Doch ging es ja gerade darum, die Personen herauszufiltern, denen schwerwiegendere Straftaten zur Last zu legen waren und die weder Kriegsflüchtlinge waren noch einen Asylantrag gestellt hatten. Leider sind die Gerichte der Auffassung des Bamf gefolgt, sodass die zuständige Staatsanwaltschaft in Frankfurt (Oder) die Verfahren mit größerem Aufwand abarbeiten muss.

Nun könnte man meinen, das am Sonntag in der Talkshow von Anne Will mit der Kanzlerin erwähnte Schreiben der Bamf-Personalräte vom November 2015 sei erst kürzlich bekannt geworden. Das trifft aber nicht zu.
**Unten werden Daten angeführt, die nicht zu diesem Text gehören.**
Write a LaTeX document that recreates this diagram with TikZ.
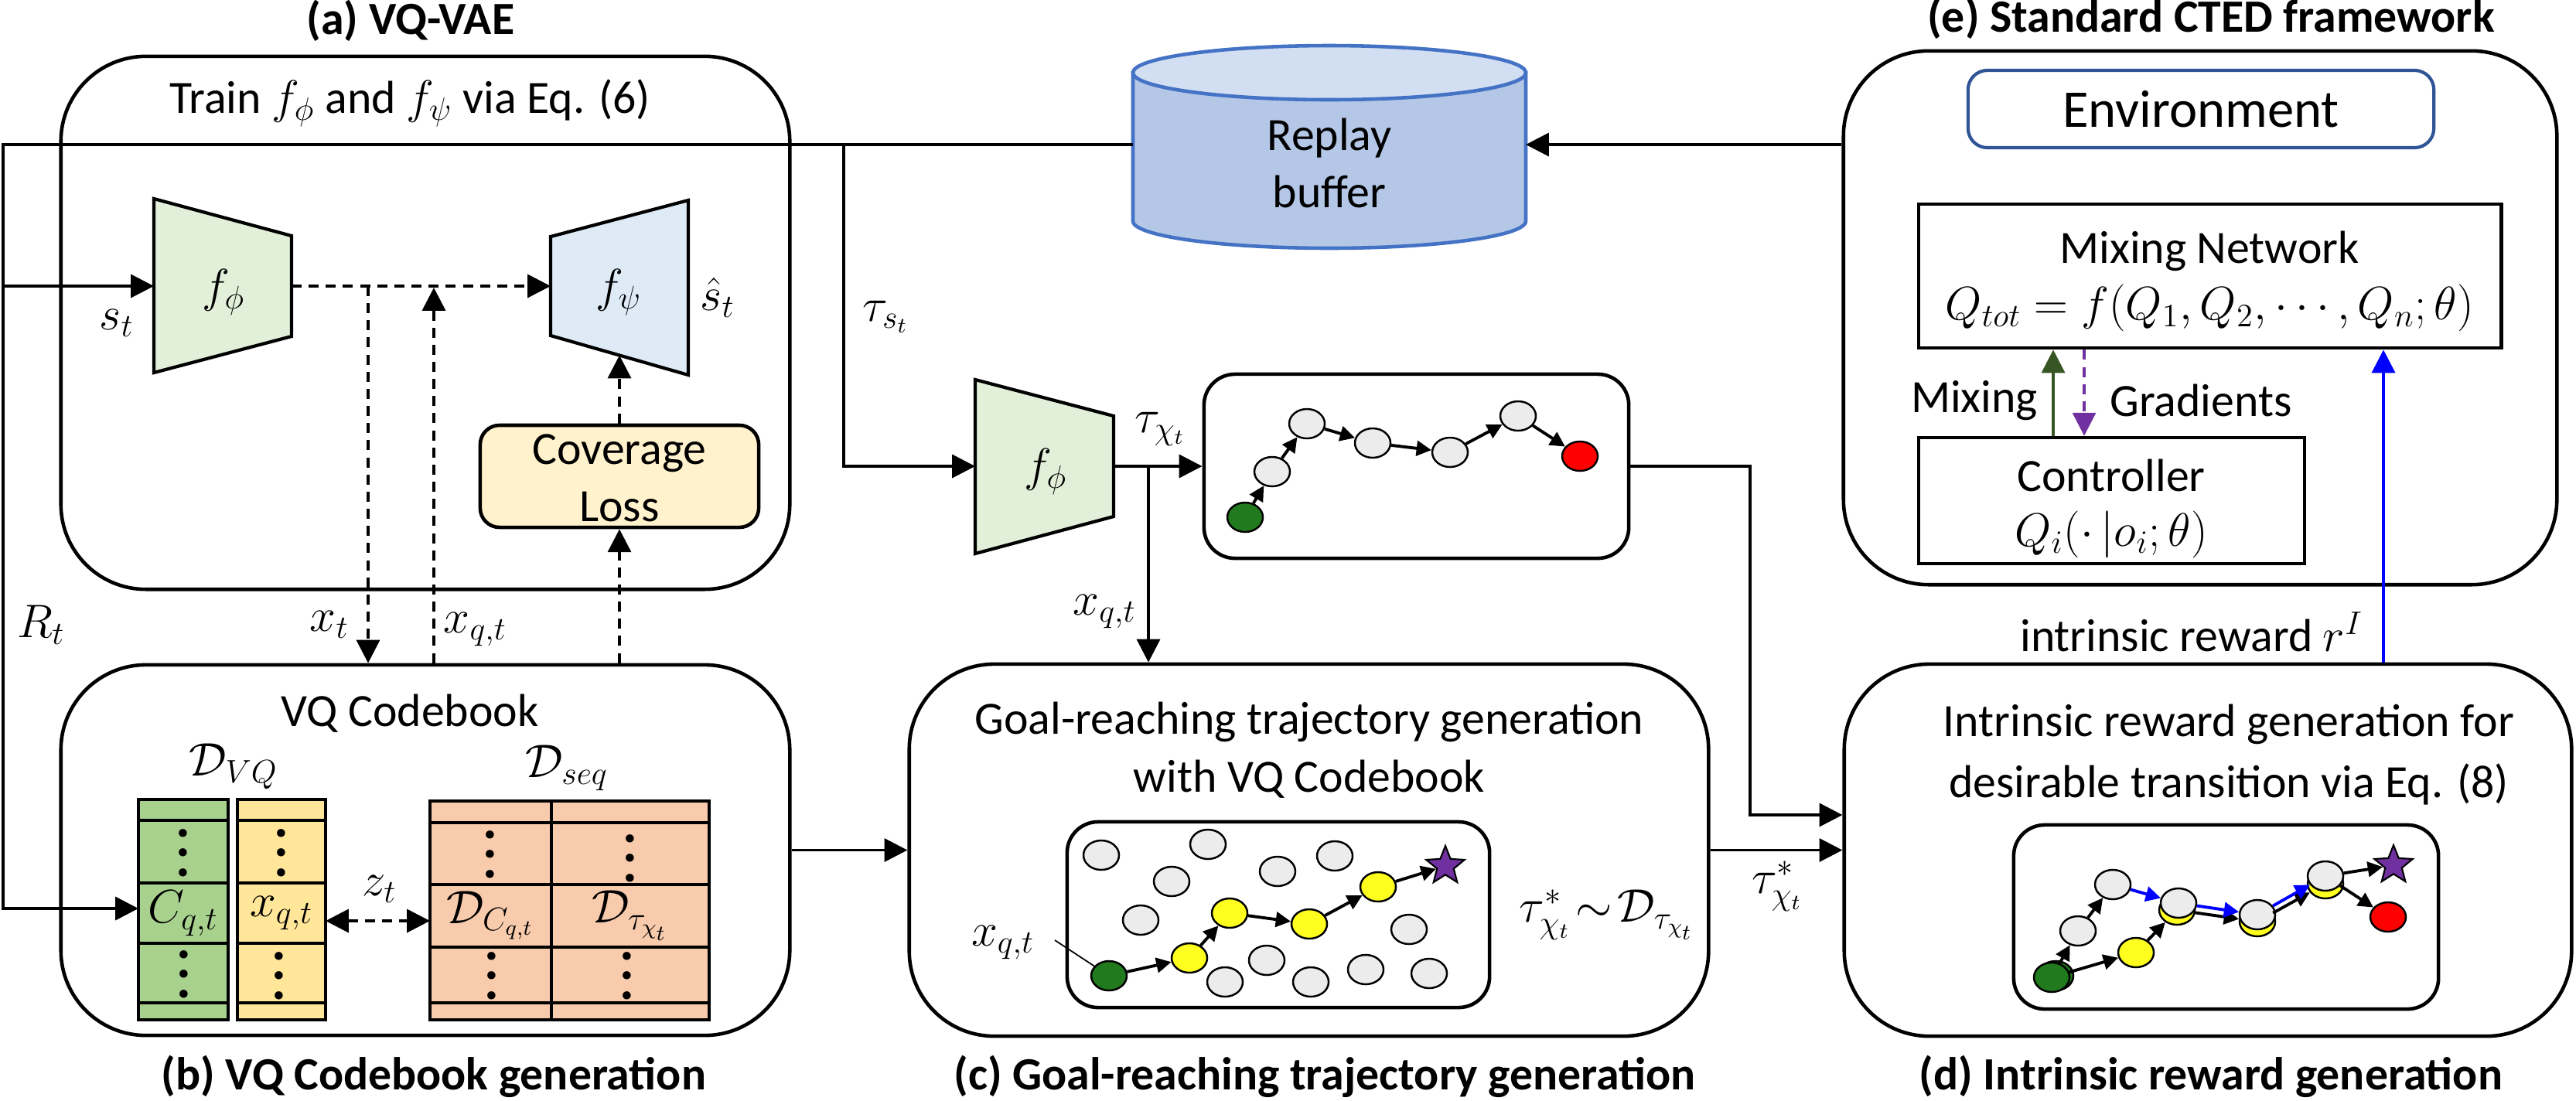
\documentclass[tikz,border=0pt]{standalone}
\usepackage{fontspec}
\setmainfont{Carlito}
\usetikzlibrary{arrows.meta,shapes.geometric}
\definecolor{encgreen}{HTML}{E2F0D9}
\definecolor{decblue}{HTML}{DEEBF7}
\definecolor{covyellow}{HTML}{FFF2CC}
\definecolor{cbgreen}{HTML}{A9D18E}
\definecolor{cbyellow}{HTML}{FFE699}
\definecolor{cborange}{HTML}{F8CBAD}
\definecolor{rbfill}{HTML}{B4C7E7}
\definecolor{rbtop}{HTML}{D2DEF2}
\definecolor{rbborder}{HTML}{4472C4}
\definecolor{envblue}{HTML}{2F5597}
\definecolor{nodegray}{HTML}{ECECEC}
\definecolor{nodeyellow}{HTML}{FFFF1F}
\definecolor{startgreen}{HTML}{217A1E}
\definecolor{goalpurple}{HTML}{7030A0}
\definecolor{mixgreen}{HTML}{375623}
\newcommand\bodyfont{\fontsize{17}{20.5}\selectfont}
\newcommand\titlefont{\fontsize{17}{20.5}\selectfont\bfseries}
\newcommand\envfont{\fontsize{19.5}{23}\selectfont}
\newcommand\trapfont{\fontsize{18}{22}\selectfont}
\newcommand\bigdots{{\fontsize{20}{20}\selectfont\bfseries\vbox{\baselineskip=7.2pt\lineskiplimit=-10pt\hbox{.}\hbox{.}\hbox{.}}}}
\begin{document}
\begin{tikzpicture}[x=0.01cm,y=-0.01cm,
  ln/.style={line width=1.1pt},
  arr/.style={line width=1.1pt,-{Triangle[length=8.5pt,width=8.5pt]}},
  darr/.style={arr,dash pattern=on 3.7pt off 2.6pt},
  ddarr/.style={line width=1.1pt,{Triangle[length=8.5pt,width=8.5pt]}-{Triangle[length=8.5pt,width=8.5pt]},dash pattern=on 3.7pt off 2.6pt},
  bigbox/.style={draw,line width=1.3pt,rounded corners=1.1cm,inner sep=0pt},
  smallbox/.style={draw,line width=1.3pt,rounded corners=0.4cm,inner sep=0pt},
  sqbox/.style={draw,line width=1.3pt,inner sep=0pt},
  tab/.style={line width=1.4pt},
  txt/.style={font=\bodyfont,inner sep=0pt},
  ttl/.style={font=\titlefont,inner sep=0pt},
  tn/.style={ellipse,draw,line width=0.7pt,minimum width=0.46cm,minimum height=0.38cm,inner sep=0pt},
  gn/.style={tn,fill=nodegray},
  yn/.style={tn,fill=nodeyellow},
  sn/.style={tn,fill=startgreen},
  rn/.style={tn,fill=red},
  goal/.style={star,star points=5,star point ratio=2.3,draw,line width=0.6pt,fill=goalpurple,minimum size=0.52cm,inner sep=0pt},
  tarr/.style={line width=1.1pt,-{Triangle[length=5.5pt,width=5.5pt]}},
  barr/.style={tarr,blue}
]
\useasboundingbox (0,0) rectangle (3331,1423);

% ---------------- titles
\node[ttl] (ttlA) at (531,27) {(a) VQ-VAE};
\node[ttl] (ttlE) at (2859,24) {(e) Standard CTED framework};
\node[ttl] (ttlB) at (561,1392) {(b) VQ Codebook generation};
\node[ttl] (ttlC) at (1713,1392) {(c) Goal-reaching trajectory generation};
\node[ttl] (ttlD) at (2859,1392) {(d) Intrinsic reward generation};

% ---------------- big boxes
\node[bigbox,minimum width=9.42cm,minimum height=6.89cm] (boxA) at (550,417.5) {};
\node[bigbox,minimum width=9.42cm,minimum height=4.79cm] (boxB) at (550,1099.5) {};
\node[bigbox,minimum width=10.33cm,minimum height=4.81cm] (boxC) at (1692.5,1099.5) {};
\node[bigbox,minimum width=9.40cm,minimum height=4.81cm] (boxD) at (2855,1099.5) {};
\node[bigbox,minimum width=9.22cm,minimum height=6.90cm] (boxE) at (2845,411) {};

% ---------------- (a) VQ-VAE
\node[txt] (trainTxt) at (530,133) {Train $f_\phi$ and $f_\psi$ via Eq. (6)};
\draw[line width=1.2pt,fill=encgreen] (199,257) -- (377,305) -- (377,435) -- (199,482) -- cycle;
\node[inner sep=0pt,font=\trapfont] (encTxt) at (289,378) {$f_\phi$};
\draw[line width=1.2pt,fill=decblue] (712,306) -- (890,259) -- (890,485) -- (712,434) -- cycle;
\node[inner sep=0pt,font=\trapfont] (decTxt) at (800,378) {$f_\psi$};
\node[txt] (shat) at (928,385) {$\hat{s}_t$};
\node[txt] (stLbl) at (151,418) {$s_t$};
\node[smallbox,rounded corners=0.25cm,fill=covyellow,minimum width=3.6cm,minimum height=1.32cm] (cov) at (801,616) {};
\node[txt,align=center] (covTxt) at (801,618) {Coverage\\[0.5pt]Loss};

% ---------------- replay buffer
\draw[rbborder,line width=1.3pt,fill=rbfill] (1465,94) -- (1465,286) -- plot[domain=180:0,samples=60] ({1719+254*cos(\x)},{286+35*sin(\x)}) -- (1973,94) -- cycle;
\draw[rbborder,line width=1.3pt,fill=rbtop] (1719,94) ellipse [x radius=254,y radius=35];
\node[txt,align=center] (rbTxt) at (1719,211) {Replay\\[0.5pt]buffer};

% ---------------- (b) VQ Codebook
\node[txt] (vqcb) at (530,923) {VQ Codebook};
\node[txt] (dvq) at (302,991) {$\mathcal{D}_{VQ}$};
\node[txt] (dseq) at (733,993) {$\mathcal{D}_{seq}$};
\draw[tab,fill=cbgreen] (179,1034) rectangle (295,1319);
\foreach \yy in {1061,1142,1220,1297} \draw[tab] (179,\yy) -- (295,\yy);
\draw[tab,fill=cbyellow] (307,1034) rectangle (421,1319);
\foreach \yy in {1061,1142,1220,1297} \draw[tab] (307,\yy) -- (421,\yy);
\draw[tab,fill=cborange] (556,1036) rectangle (917,1319);
\foreach \yy in {1064,1144,1225,1297} \draw[tab] (556,\yy) -- (917,\yy);
\draw[tab] (713,1036) -- (713,1319);
\node[txt] (cqt) at (237,1181) {$C_{q,t}$};
\node[txt] (xqtCell) at (364,1181) {$x_{q,t}$};
\node[txt] (dcq) at (634,1184) {$\mathcal{D}_{C_{q,t}}$};
\node[txt] (dtau) at (815,1184) {$\mathcal{D}_{\tau_{\chi_t}}$};
\node[inner sep=0pt] (v1) at (237,1103) {\bigdots};
\node[inner sep=0pt] (v2) at (364,1103) {\bigdots};
\node[inner sep=0pt] (v3) at (634,1105) {\bigdots};
\node[inner sep=0pt] (v4) at (815,1110) {\bigdots};
\node[inner sep=0pt] (v5) at (238,1260) {\bigdots};
\node[inner sep=0pt] (v6) at (361,1262) {\bigdots};
\node[inner sep=0pt] (v7) at (636,1262) {\bigdots};
\node[inner sep=0pt] (v8) at (811,1262) {\bigdots};
\coordinate (yelE) at (421,1191);
\coordinate (orW) at (556,1191);
\draw[ddarr] (yelE) -- (orW);
\node[txt] (zt) at (491,1150) {$z_t$};

% ---------------- labels around (a)/(b)
\node[txt] (RtLbl) at (53,808) {$R_t$};
\node[txt] (xtLbl) at (426,808) {$x_t$};
\node[txt,anchor=west] (xqLbl) at (573,814) {$x_{q,t}$};

% ---------------- trajectory box (top middle)
\draw[line width=1.2pt,fill=encgreen] (1261,491) -- (1440,538) -- (1440,668) -- (1261,716) -- cycle;
\node[inner sep=0pt,font=\trapfont] (enc2Txt) at (1352,610) {$f_\phi$};
\node[smallbox,minimum width=5.49cm,minimum height=2.38cm] (trbox) at (1831.5,603) {};
\node[sn] (t0) at (1610,669) {};
\node[gn] (t1) at (1645,610) {};
\node[gn] (t2) at (1690,548) {};
\node[gn] (t3) at (1775,573) {};
\node[gn] (t4) at (1875,585) {};
\node[gn] (t5) at (1963,538) {};
\node[rn] (t6) at (2043,590) {};
\draw[tarr] (t0) -- (t1);
\draw[tarr] (t1) -- (t2);
\draw[tarr] (t2) -- (t3);
\draw[tarr] (t3) -- (t4);
\draw[tarr] (t4) -- (t5);
\draw[tarr] (t5) -- (t6);
\node[txt] (tauSt) at (1145,410) {$\tau_{s_t}$};
\node[txt] (tauChi) at (1500,555) {$\tau_{\chi_t}$};
\node[txt,anchor=east] (xq2Lbl) at (1470,791) {$x_{q,t}$};

% ---------------- (c)
\node[txt,align=center] (cTxt) at (1693,970) {Goal-reaching trajectory generation\\[1pt]with VQ Codebook};
\node[smallbox,minimum width=5.46cm,minimum height=2.40cm] (cin) at (1653,1183) {};
\node[gn] (c1) at (1424,1106) {};
\node[gn] (c2) at (1562,1092) {};
\node[gn] (c3) at (1515,1140) {};
\node[gn] (c4) at (1652,1127) {};
\node[gn] (c5) at (1726,1107) {};
\node[gn] (c6) at (1475,1190) {};
\node[gn] (c7) at (1822,1202) {};
\node[gn] (c8) at (1638,1242) {};
\node[gn] (c9) at (1584,1270) {};
\node[gn] (c10) at (1695,1270) {};
\node[gn] (c11) at (1766,1254) {};
\node[gn] (c12) at (1848,1259) {};
\node[sn] (cs) at (1434,1262) {};
\node[yn] (cy1) at (1538,1239) {};
\node[yn] (cy2) at (1590,1181) {};
\node[yn] (cy3) at (1693,1195) {};
\node[yn] (cy4) at (1782,1147) {};
\node[goal] (cgoal) at (1869,1120) {};
\draw[tarr] (cs) -- (cy1);
\draw[tarr] (cy1) -- (cy2);
\draw[tarr] (cy2) -- (cy3);
\draw[tarr] (cy3) -- (cy4);
\draw[tarr] (cy4) -- (cgoal);
\node[txt] (xqC) at (1297,1219) {$x_{q,t}$};
\coordinate (ptr) at (1364,1216);
\draw[line width=0.5pt] (ptr) -- (cs);
\node[txt] (sampleTxt) at (2078,1183) {$\tau^{*}_{\chi_t}\!\sim\!\mathcal{D}_{\tau_{\chi_t}}$};
\node[txt] (tauStar) at (2298,1146) {$\tau^{*}_{\chi_t}$};

% ---------------- (d)
\node[txt,align=center] (dTxt) at (2882,976) {Intrinsic reward generation for\\[2pt]desirable transition via Eq. (8)};
\node[smallbox,minimum width=5.49cm,minimum height=2.38cm] (din) at (2878.5,1186) {};
\node[sn] (dsb) at (2658,1262) {};
\node[sn] (ds) at (2653,1264) {};
\node[gn] (da) at (2687,1204) {};
\node[gn] (db) at (2732,1144) {};
\node[yn] (dy) at (2762,1232) {};
\node[yn] (dcy) at (2815,1177) {};
\node[gn] (dcg) at (2817,1168) {};
\node[yn] (ddy) at (2919,1192) {};
\node[gn] (ddg) at (2919,1183) {};
\node[yn] (dey) at (3007,1143) {};
\node[gn] (deg) at (3007,1133) {};
\node[goal] (dgoal) at (3095,1119) {};
\node[rn] (dred) at (3088,1186) {};
\draw[tarr] (ds) -- (da);
\draw[tarr] (da) -- (db);
\draw[tarr] (ds) -- (dy);
\draw[tarr] (dy) -- (dcy);
\draw[tarr] (dcy) -- (ddy);
\draw[tarr] (ddy) -- (dey);
\draw[barr] (db) -- (dcg);
\draw[barr] (dcg) -- (ddg);
\draw[barr] (ddg) -- (deg);
\draw[tarr] (deg) -- (dgoal);
\draw[tarr] (deg) -- (dred);

% ---------------- (e)
\node[draw=envblue,line width=1.2pt,rounded corners=0.25cm,minimum width=6.02cm,minimum height=1.0cm,inner sep=0pt] (env) at (2846,141) {};
\node[inner sep=0pt,font=\envfont] (envTxt) at (2846,141) {Environment};
\node[sqbox,minimum width=7.53cm,minimum height=1.86cm] (mix) at (2857.5,357) {};
\node[txt] (mixTxt) at (2857,325) {Mixing Network};
\node[txt] (mixEq) at (2857,398) {$Q_{tot}=f(Q_1,Q_2,\cdots,Q_n;\theta)$};
\node[sqbox,minimum width=4.99cm,minimum height=1.63cm] (ctrl) at (2730.5,647.5) {};
\node[txt] (ctrlTxt) at (2730,615) {Controller};
\node[txt] (ctrlEq) at (2730,691) {$Q_i(\cdot\,|o_i;\theta)$};
\node[txt] (mixLbl) at (2553,518) {Mixing};
\node[txt] (gradLbl) at (2846,518) {Gradients};
\coordinate (mixX) at (2655,500);
\coordinate (gradX) at (2695,500);
\draw[line width=1pt,mixgreen,-{Triangle[length=8.5pt,width=8.5pt]}] (mixX |- ctrl.north) -- (mixX |- mix.south);
\draw[line width=0.9pt,goalpurple,dash pattern=on 3.7pt off 2.6pt,-{Triangle[length=8.5pt,width=8.5pt]}] (gradX |- mix.south) -- (gradX |- ctrl.north);
\node[txt] (rILbl) at (2834,817) {intrinsic reward $r^I$};
\coordinate (rI) at (3082,600);
\draw[line width=1.1pt,blue,-{Triangle[length=8.5pt,width=8.5pt]}] (rI |- boxD.north) -- (rI |- mix.south);

% ---------------- connectors
\coordinate (rbW) at (1465,187);
\coordinate (rbE) at (1973,187);
\coordinate (tl) at (4,187);
\coordinate (bl) at (4,1175);
\coordinate (cqW) at (179,1175);
\coordinate (stJ) at (4,370);
\coordinate (encW) at (199,370);
\coordinate (encE) at (377,370);
\coordinate (decW) at (712,370);
\coordinate (decB) at (801,459.5);
\coordinate (xtT) at (476,370);
\coordinate (xqT) at (561,372);
\coordinate (cvX) at (801,700);
\coordinate (tauJ) at (1091,187);
\coordinate (tauC) at (1091,603);
\coordinate (enc2W) at (1261,603);
\coordinate (enc2E) at (1440,603);
\coordinate (xq2J) at (1485,603);
\coordinate (trTurn) at (2263,603);
\coordinate (trDown) at (2263,1054);

\draw[arr] (boxE.west |- rbE) -- (rbE);
\draw[arr] (rbW) -- (tl) -- (bl) -- (cqW);
\draw[arr] (stJ) -- (encW);
\draw[arr] (tauJ) -- (tauC) -- (enc2W);
\draw[darr] (encE) -- (decW);
\draw[darr] (xtT) -- (xtT |- boxB.north);
\draw[darr] (xqT |- boxB.north) -- (xqT);
\draw[darr] (cvX |- boxB.north) -- (cov.south);
\draw[darr] (cov.north) -- (decB);
\draw[arr] (boxB.east) -- (boxC.west);
\draw[arr] (enc2E) -- (trbox.west);
\draw[arr] (xq2J) -- (xq2J |- boxC.north);
\draw[arr] (trbox.east) -- (trTurn) -- (trDown) -- (trDown -| boxD.west);
\draw[arr] (boxC.east) -- (boxD.west);
\end{tikzpicture}
\end{document}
Darüber wurde sogleich in den Medien berichtet, und es ist seitdem im Internet in vollem Umfang abrufbar. Doch wurde die mediale Berichterstattung nicht fortgesetzt und die geäußerte Kritik auch nicht von den Oppositionsparteien aufgegriffen, was letztlich mit dazu beigetragen hat, dass die Mängel immer noch nicht abgestellt sind.

Oppositionspolitiker und Medienvertreter sollten sich mit Schuldzuweisungen zurückhalten

Der Grund für das „Beschweigen“ dürfte darin liegen, dass sich viele Politiker und Journalisten damals darin einig waren, die Probleme, die die Flüchtlingswelle mit sich gebracht hatte, nicht zu thematisieren, weil andernfalls eine Stärkung der AfD befürchtet wurde. Doch diese Tabuisierung ist der Bevölkerung nicht entgangen und hat nach meiner Einschätzung gerade zum Erfolg der AfD bei der Bundestagswahl beigetragen.

Der Bundespräsident hat während seiner Jordanienreise Ende Januar den richtigen und wichtigen Hinweis gegeben, dass diejenigen, die auf der Suche nach einem besseren wirtschaftlichen Leben sind, nicht dieselben Rechte haben wie politisch Verfolgte und daher anders zu behandeln sind, um den politisch Verfolgten auch in Zukunft gerecht werden zu können.

Nun dürfte Klarheit bestehen, dass diese Differenzierung ohne eine gründliche Identitätsfeststellung der ohne Identitätsprüfung in das Land gelassenen Personen nicht möglich ist, und das hierfür zuständige Bamf endlich in die Lage versetzt werden muss, seinen gesetzlichen Auftrag zu erfüllen. Mit Schuldzuweisungen sollten sich Oppositionspolitiker und manche Medienvertreter allerdings zurückhalten, denn auch sie haben versagt, indem sie die früh bekannt gewordenen Mängel des Regierungshandelns ignoriert haben und damit ihrer Kontrollfunktion nicht gerecht geworden sind.

Der Autor war von März 1996 bis März 2018 Generalstaatsanwalt des Landes Brandenburg.